Ich persönlich finde diese Frage schwer zu beantworten, da sie stark von der jeweiligen Perspektive abhängt. Aus sozialer und psychologischer Sicht könnte man bei der situativen oder impulsiven Schuld fragen, ob Eva das Ausmaß ihrer Entscheidung wirklich erkannt und richtig eingeschätzt hat. Man könnte sich auch fragen, warum Gott hier keinen Welpenschutz, eine Schonfrist gewährt hat. Schnell kommt man dann auf den Gedanken einer inszenierten und notwendigen Handlung im Kontext des Sündenfalls.

Wenn ich mich nun entscheiden muß, würde ich die induzierte Schuld als die wahrscheinlichste Variante ansehen. Ich sehe Gottes Plan als etwas Komplexeres, das kein einfaches Schwarz-Weiß-Denken zulässt. Die inszenierte / arrangierte Notwendigkeit im Kontext des Sündenfalls erscheint mir daher als das wahrscheinlichste Modell. Schuld wäre demnach die eigentliche Konsequenz als Bestandteil einer notwendigen Handlung im göttlichen Heilsplan. Interessant finde ich, das meine Grundüberzeugung ähnlich wie bei der Eschatologie, wo ich die Bundestheologie und den Postmillenarismus vertrete auch hier in der Soteriologie eine optimistische und positive Betrachtung einnehme.

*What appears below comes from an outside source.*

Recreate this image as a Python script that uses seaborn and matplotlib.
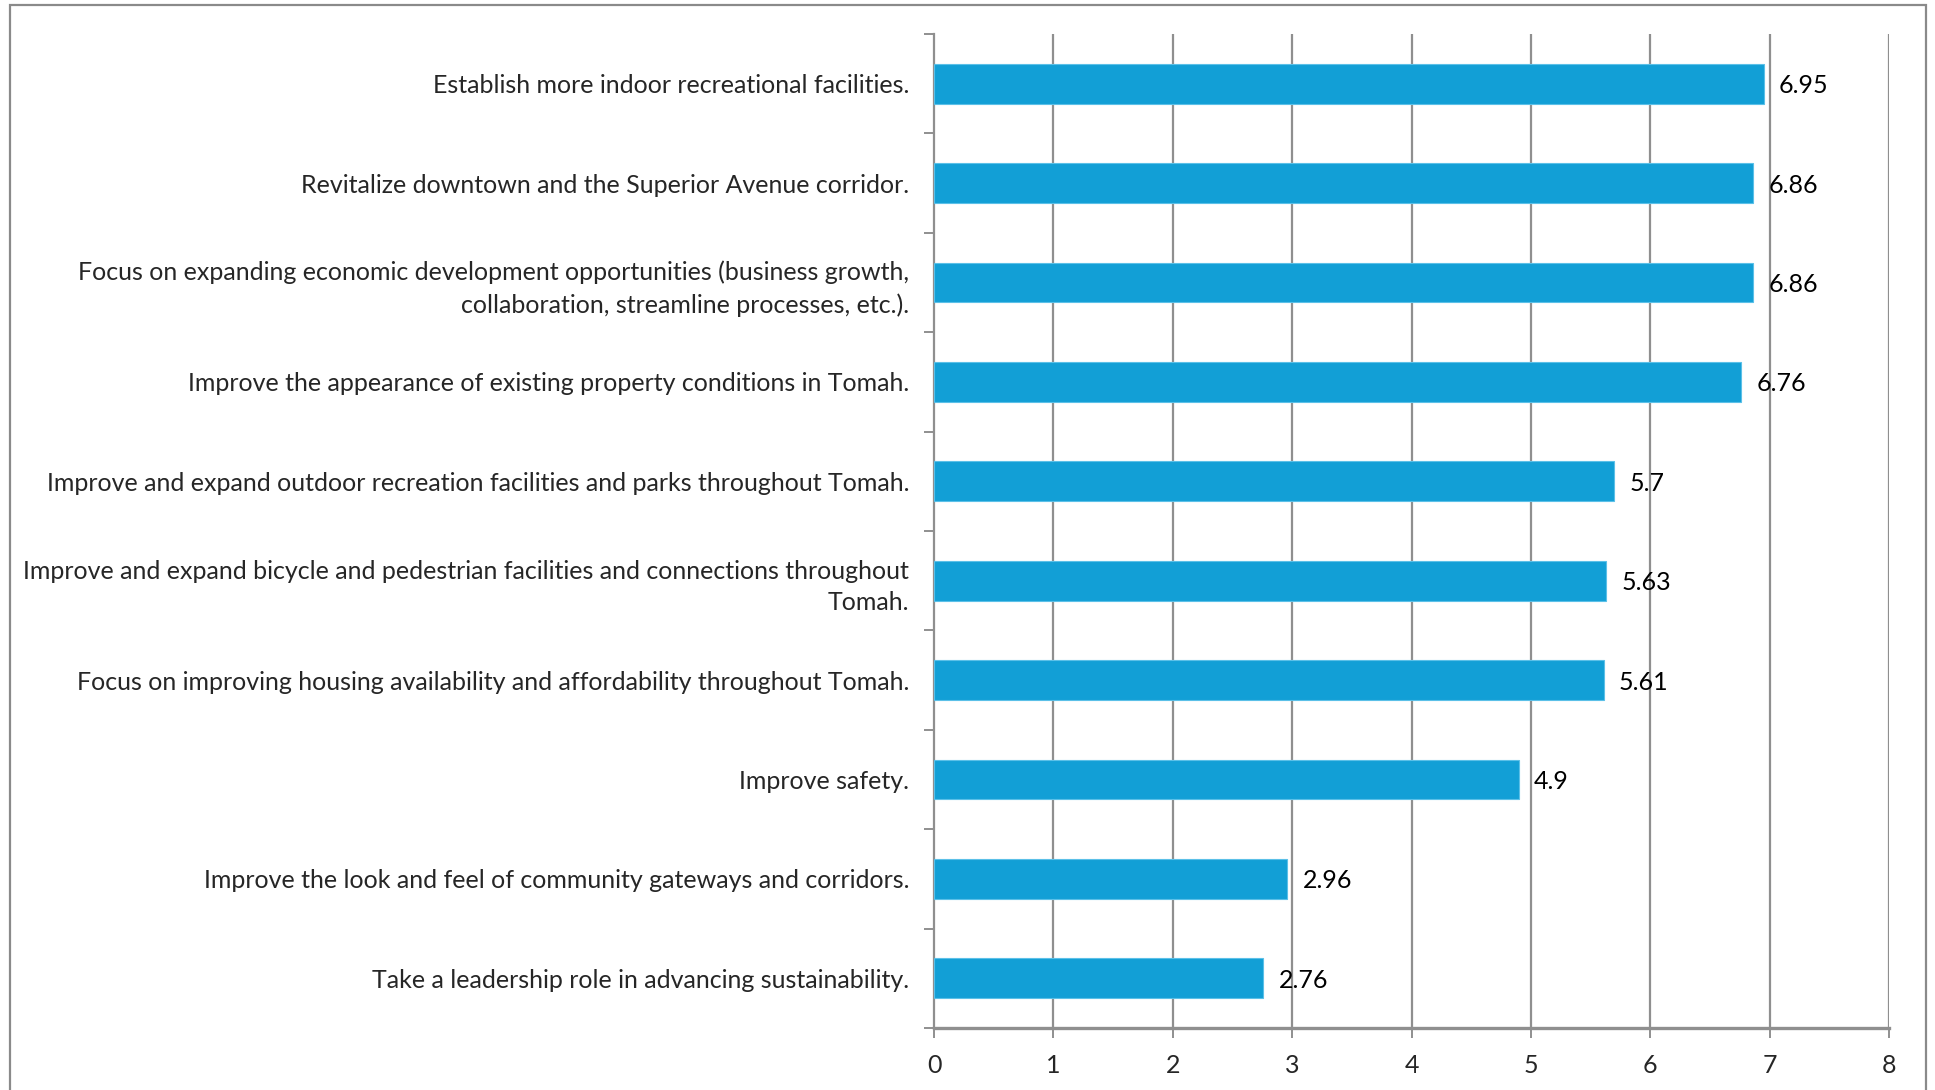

Was habe ich aus dieser Thematik für Erkenntnisse gewinnen können? Ganz klar ist für mich geworden, dass Schuld nicht gleich Schuld ist. Theologisch betrachtet ist der Sachverhalt deutlich komplexer, als die einfache Aussage, dass wir alle schuldig sind. Während es wichtig ist, Dinge nicht unnötig zu verkomplizieren, sollte man auf der anderen Seite auch nicht alles zu sehr vereinfachen. Es kommt immer auf die Angemessenheit an. Zudem wurde mir noch einmal deutlicher, wie das Verhältnis von 1. Mose 2,16-17 und Römer 3,10 zueinander steht.

Ich bin allerdings auch etwas frustriert, weil ich für die Ausarbeitung dieser Themen oft sehr viel Zeit brauche. Ich verstehe vieles nicht auf Anhieb, da der Anspruch höher ist als schlichtes Christsein. Theologie macht mir zwar große Freude und ist für mich eine echte Bereicherung, doch ist sie auch äußerst anspruchsvoll, weil es schwer ist, die Details gedanklich vollständig zu erfassen. Immer wenn man meint, die Wahrheit gefunden zu haben, tauchen neue Hinweise auf, die weitere Fragen aufwerfen. Und das ist erst die Oberfläche, auf der ich mich befinde. Deshalb schließe ich nicht aus, dass sich meine Positionen im Laufe weiterer Erkenntnis noch verschieben könnten.

Vielleicht konnte ich mit diesem Beitrag den einen oder anderen ermutigen, selbst eine Entscheidung darüber zu treffen, wie er die Schuldvariante in Eva versteht.

Warum man als Christ sich auch hier entscheiden sollte, geht aus einem Gleichnis in Matthäus 7,24-27 hervor. Wer schon im Fundament einen Fehler macht, sei es aus Falschübersetzung und falscher Deutung oder aus Unkenntnis, dessen Glaubenshaus könnte dann auf keinen festen Fundament stehen. Daher lohnt sich die Mühe.